Michel Barthélémy, le chef décorateur, s’est arrangé pour que les murs ne soient pas trop clairs et pour éviter les brillances. Dans tous les espaces sur lesquels il pouvait intervenir, il a donc assombri et matifié les murs, pour que cette lumière soit bien pour les visages, mais n’aplatisse pas les fonds.

En extérieur, c’est moins évident de contrôler la douceur…

HL : Contre toute attente, nous avons eu un très beau temps (en mars) alors que nous nous attendions à une grisaille typique des régions du Nord, principalement à Ostende, où Marc voulait s’éloigner de l’aspect touristique de la ville. Le soleil étant très présent, il a fallu faire avec, essayer au maximum de mettre les personnages dans l’ombre, et si cela n’était pas possible, nous sortions les toiles et les cadres de diffusion…

Tu as choisi de concrétiser ce concept avec la lumière et non pas, par exemple, en optant pour une pellicule plus douce...

HL : J’avais choisi la Kodak 5219 car pour moi une 500 ISO était la pellicule adéquate en partant avec cette idée d’un temps plutôt gris. Et nous avions fait des essais en préparation avec cette pellicule, donc je n’avais pas envie de changer en cours de tournage, malgré la présence du beau temps.
J’ai à nouveau souvent utilisé le développement grain fin 1 diaph, afin de diminuer un peu le contraste. Je n’avais encore pas utilisé la 5219, je m’étais habituée à la 5218, qui est assez douce et j’ai bien remarqué que la 5219 était beaucoup plus contraste. En même temps, elle donne de vrais noirs, ce qui est bien pour ce style d’image.

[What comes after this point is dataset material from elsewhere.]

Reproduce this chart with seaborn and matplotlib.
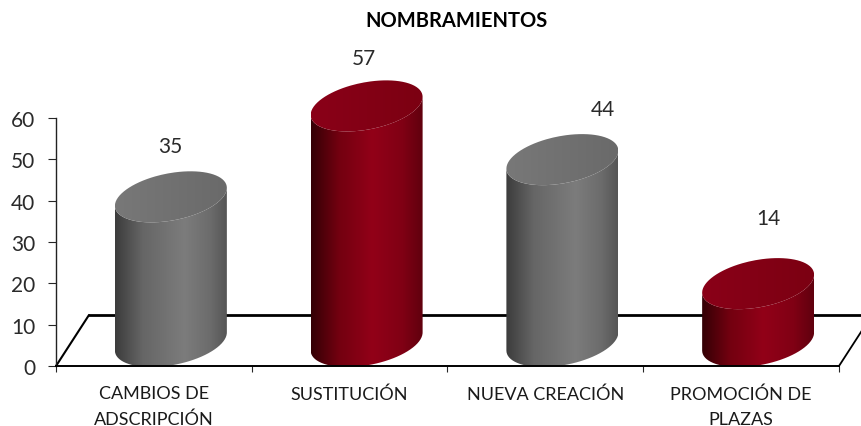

Pour terminer, un mot sur la manière de filmer, sur un découpage particulier...

HL : Nous avons filmé très simplement et le mieux possible l’histoire que Marc voulait raconter, en laissant aux personnages une certaine liberté de déplacement (d’où ce principe de lumière…etc., etc.). Le découpage est sans artifice, je pourrais dire " le plus naturel possible ".